March 20-22, 2017
COURSE DESCRIPTION
This interactive course will teach participants and security professionals how to apply data science techniques to quickly write scripts to manipulate and analyze network and security data and ultimately uncover valuable insights from security data. The course will introduce participants to the entire data science process from data preparation, exploratory data analysis, data visualization, machine learning, model evaluation and finally, implementing at scale—all with a focus on security related problems.
Participants will learn how to read in data in a variety of common formats then write scripts to analyze and visualize that data. The course will cover:
• How to write scripts to efficiently read and manipulate CSV, XML, and JSON files
• How to quickly and efficiently parse executables, log files, pcap and extract artifacts from them
• How to make API calls to merge datasets
• How to use the Pandas library to quickly manipulate tabular data
• How to effectively visualize data using Python
• How to preprocess raw security data for machine learning and feature engineering
• How to build, apply and evaluate machine learning algorithms to identify potential threats
• How to use machine learning to identify anomalous network behavior and recognize potential network threats.
Finally, we will introduce the participants to cutting edge Big Data tools including Apache Spark (PySpark), Apache Drill, and demonstrate how to apply these techniques to extremely large datasets.
**All lectures will be held in English
PREREQUISITES
Participants will need to have a basic understanding of Python.
APPLY TO PARTICIPATE
Participation in the training session is free of charge, and is sponsored by the BIU Center in Applied Cryptography and Cyber Security.
The number of available spaces is limited, and in order to participate, you must fill out an application consisting of your CV and grades transcript. All accepted participants must commit to attending the entire training session. The deadline for application is March 5, 2017.
Please fill out the application form here
WHAT PARTICIPANTS SHOULD BRING
Participants must bring a laptop with either Virtualbox (or VMWare) installed, 8GB of RAM and 10GB of storage.
WHAT PARTICIPANTS WILL BE PROVIDED WITH
A preconfigured virtual machine (VM) containing all the software needed for the class. The VM will also contain:
• All course slides, notebooks, reference sheets and handouts. documentation
• Skeleton code examples for in-class exercises
TRAINER BIOGRAPHY
Mr. Charles Givre has always been interested solving problems in unique ways, and has worked to make a career of it as a data scientist at Booz Allen Hamilton. At Booz Allen, Mr. Givre worked as a technical leader on various large government projects. Mr. Givre enjoys sharing his passion for data science with others and has worked to develop comprehensive data science training programs at his firm. Prior to joining Booz Allen, Mr. Givre worked as a counterterrorism analyst at the Central Intelligence Agency for nearly five years.

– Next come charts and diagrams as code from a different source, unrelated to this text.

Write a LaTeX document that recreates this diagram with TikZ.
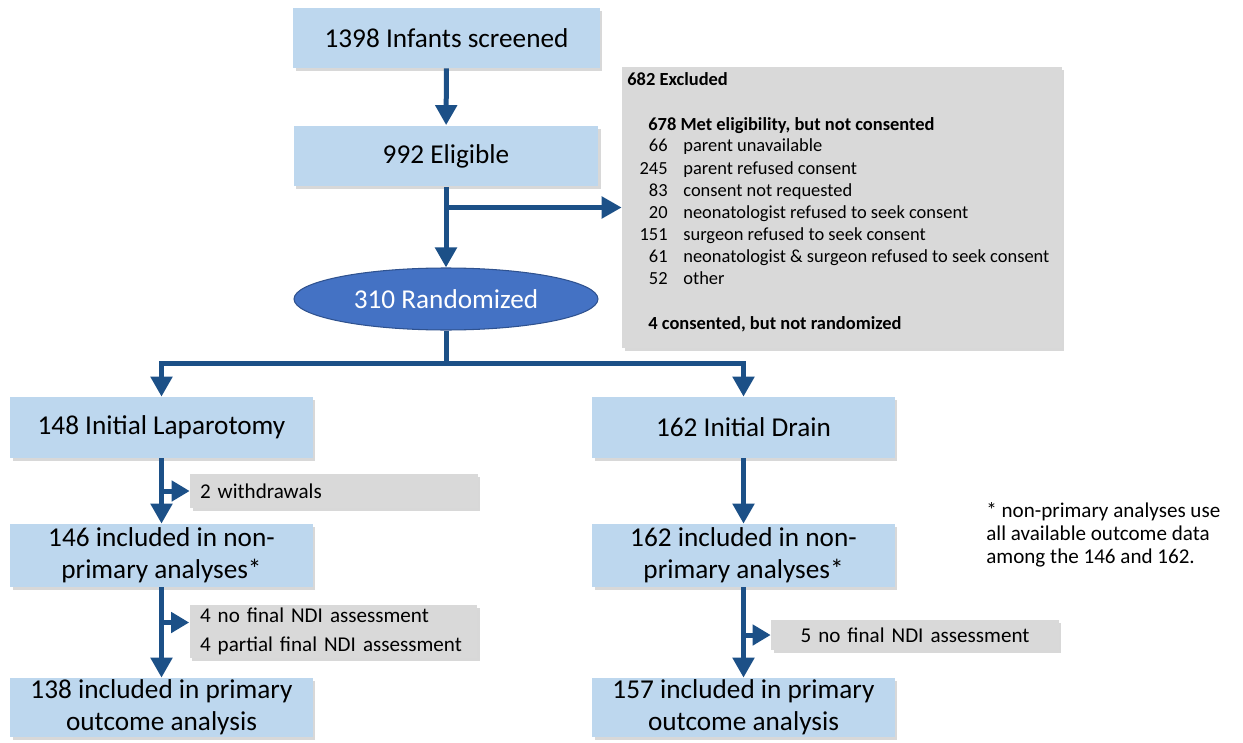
\documentclass[tikz,border=0pt]{standalone}
\usepackage{fontspec}
\setmainfont{Carlito}
\usepackage{tikz}
\usetikzlibrary{arrows.meta, shapes.geometric, shadows, calc}
\definecolor{boxblue}{RGB}{189,215,238}
\definecolor{arrblue}{RGB}{28,80,135}
\definecolor{randblue}{RGB}{68,114,196}
\definecolor{randedge}{RGB}{47,82,143}
\definecolor{gr}{RGB}{217,217,217}

\begin{document}
\begin{tikzpicture}[x=0.02cm, y=-0.02cm,
  shade/.style={drop shadow={shadow xshift=0.05cm, shadow yshift=-0.06cm, fill=black!30}},
  mainbox/.style={shade, fill=boxblue, minimum width=6.06cm, minimum height=1.22cm, align=center, inner sep=0pt, font=\fontsize{15.5}{18}\selectfont},
  sidebox/.style={shade, fill=gr, minimum width=5.76cm, inner xsep=0.2cm, inner ysep=0pt, font=\fontsize{12}{12.8}\selectfont},
  excltxt/.style={inner sep=0pt, font=\fontsize{10.5}{12.5}\selectfont},
  arr/.style={line width=0.1cm, draw=arrblue, -{Triangle[width=0.42cm,length=0.4cm]}},
  sidearr/.style={line width=0.1cm, draw=arrblue, -{Triangle[width=0.4cm,length=0.36cm]}},
  line/.style={line width=0.1cm, draw=arrblue}]
\useasboundingbox (0,0) rectangle (1243,743);

\node[mainbox, minimum width=6.14cm, minimum height=1.2cm] (screen) at (446.5,38) {1398 Infants screened};
\node[mainbox, minimum width=6.1cm] (elig) at (446,156) {992 Eligible};
\node[ellipse, fill=randblue, draw=randedge, line width=0.6pt, minimum width=6.08cm, minimum height=1.24cm, inner sep=0pt, text=white, font=\fontsize{15.5}{18}\selectfont] (rand) at (446,299) {310 Randomized};

% excluded
\node[shade, fill=gr, minimum width=8.8cm, minimum height=5.62cm, inner sep=0pt] (excl) at (842,207.5) {};
\node[excltxt, anchor=base west, font=\fontsize{10.5}{12.5}\selectfont\bfseries] (exclhead) at (627,86) {682 Excluded};
\node[excltxt, anchor=base west, font=\fontsize{10.5}{12.5}\selectfont\bfseries] (metelig) at (648,131) {678 Met eligibility, but not consented};
\foreach \n/\why [count=\i] in {66/parent unavailable, 245/parent refused consent, 83/consent not requested, 20/neonatologist refused to seek consent, 151/surgeon refused to seek consent, 61/neonatologist \& surgeon refused to seek consent, 52/other}{
\node[excltxt, anchor=base east] (num\i) at (668,130+22*\i) {\n};
\node[excltxt, anchor=base west] (why\i) at (683,130+22*\i) {\why};
}
\node[excltxt, anchor=base west, font=\fontsize{10.5}{12.5}\selectfont\bfseries] (notrand) at (648,329) {4 consented, but not randomized};

% laparotomy arm
\node[mainbox] (lap) at (161.5,427.5) {148 Initial Laparotomy};
\node[mainbox, minimum height=1.26cm] (nonpL) at (161.5,555.5) {146 included in non-\\primary analyses*};
\node[mainbox, minimum height=1.18cm] (primL) at (161.5,707.5) {138 included in primary\\outcome analysis};
\node[sidebox, minimum height=0.68cm, text width=5.36cm, align=left] (wdr) at (334,491) {2 withdrawals};
\node[sidebox, minimum height=1.06cm, text width=5.34cm, align=left] (ndiL) at (333.5,631.5) {4 no final NDI assessment\\[0.12cm]4 partial final NDI assessment};

% drain arm
\node[mainbox] (drain) at (743.5,427.5) {162 Initial Drain};
\node[mainbox, minimum height=1.26cm] (nonpR) at (743.5,555.5) {162 included in non-\\primary analyses*};
\node[mainbox, minimum height=1.18cm] (primR) at (743.5,707.5) {157 included in primary\\outcome analysis};
\node[sidebox, minimum height=0.6cm, text width=5.36cm, align=center] (ndiR) at (915,635) {5 no final NDI assessment};

\node[anchor=west, align=left, inner sep=0pt, font=\fontsize{12}{13}\selectfont] (note) at (986,535) {* non-primary analyses use\\all available outcome data\\among the 146 and 162.};

\draw[arr] (screen) -- (elig);
\draw[arr] (elig) -- (rand);
\draw[arr] (elig.south |- excl.west) -- (excl.west);
\coordinate (split) at (446,363);
\draw[line] (rand) -- (split);
\draw[arr] (split) -| (lap);
\draw[arr] (split) -| (drain);

\draw[arr] (lap) -- (nonpL);
\draw[sidearr] (lap.south |- wdr.west) -- (wdr.west);
\draw[arr] (nonpL) -- (primL);
\coordinate (ndiLin) at ([yshift=0.18cm]ndiL.west);
\draw[sidearr] (nonpL.south |- ndiLin) -- (ndiLin);

\draw[arr] (drain) -- (nonpR);
\draw[arr] (nonpR) -- (primR);
\draw[sidearr] (nonpR.south |- ndiR.west) -- (ndiR.west);
\end{tikzpicture}
\end{document}
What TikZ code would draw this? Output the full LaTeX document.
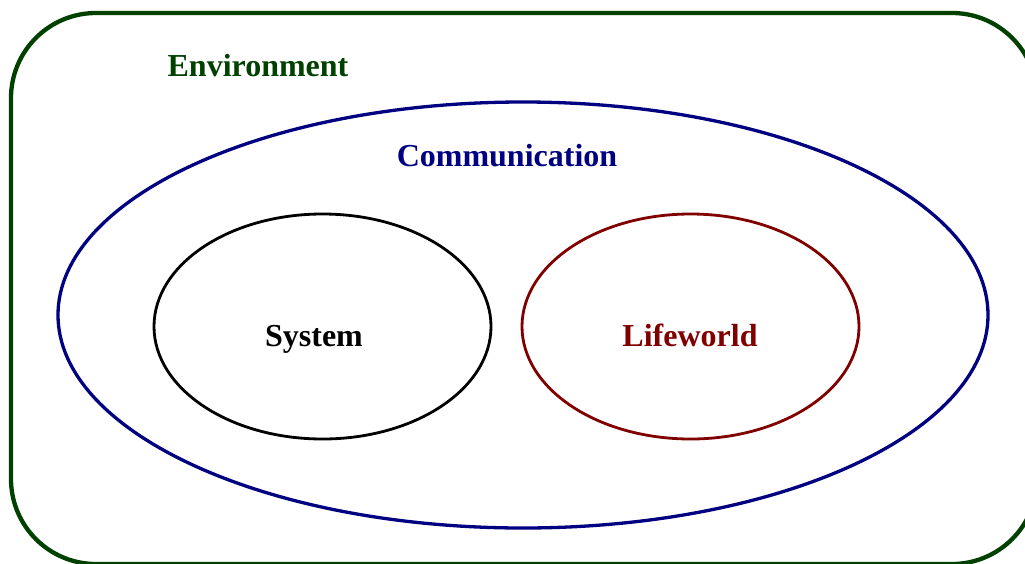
\documentclass[tikz,border=0pt]{standalone}
\usepackage{fontspec}
\setmainfont{Liberation Serif}
\definecolor{envgreen}{RGB}{0,64,0}
\definecolor{comblue}{RGB}{0,0,128}
\definecolor{lifered}{RGB}{128,0,0}
\begin{document}
\begin{tikzpicture}[x=1pt,y=-1pt,
  label/.style={font=\fontsize{32}{38}\selectfont\bfseries, inner sep=0pt, anchor=base}]
\useasboundingbox (0,0) rectangle (1025,563);
\clip (0,0) rectangle (1025,563);
% environment frame
\draw[envgreen, line width=4.3pt, rounded corners=85pt] (11,13) rectangle (1037,564);
% communication sphere
\draw[comblue, line width=3.3pt] (523,315) ellipse [x radius=465, y radius=213];
% system and lifeworld
\draw[black, line width=2.8pt] (322.5,326.5) ellipse [x radius=168.5, y radius=112.5];
\draw[lifered, line width=2.8pt] (690.5,326.5) ellipse [x radius=168.5, y radius=112.5];
\node[label, text=envgreen] (env) at (258,76) {Environment};
\node[label, text=comblue] (com) at (507,166) {Communication};
\node[label, text=black] (sys) at (314,346) {System};
\node[label, text=lifered] (life) at (690,346) {Lifeworld};
\end{tikzpicture}
\end{document}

Mr. Givre got interested in Apache Drill several years ago, and is co-author of the first O’Reilly book about Drill. He has delivered numerous workshops about Drill and has contributed to the codebase. Mr. Givre is a sought-after speaker and has delivered training and talks at international conferences such as BlackHat, Strata +Hadoop World, Open Data Science Conference (ODSC) and others. Mr. Givre holds a Master of Arts from Brandeis University in Middle Eastern Studies, a Bachelor of Science in Computer Science and a Bachelor of Music both from the University of Arizona. Mr. Givre also holds a CISSP, Security+ and various other certifications. Mr. Givre blogs at thedataist.com and in his non-existent spare time, Mr. Givre enjoys spending time with his family and restoring classic cars.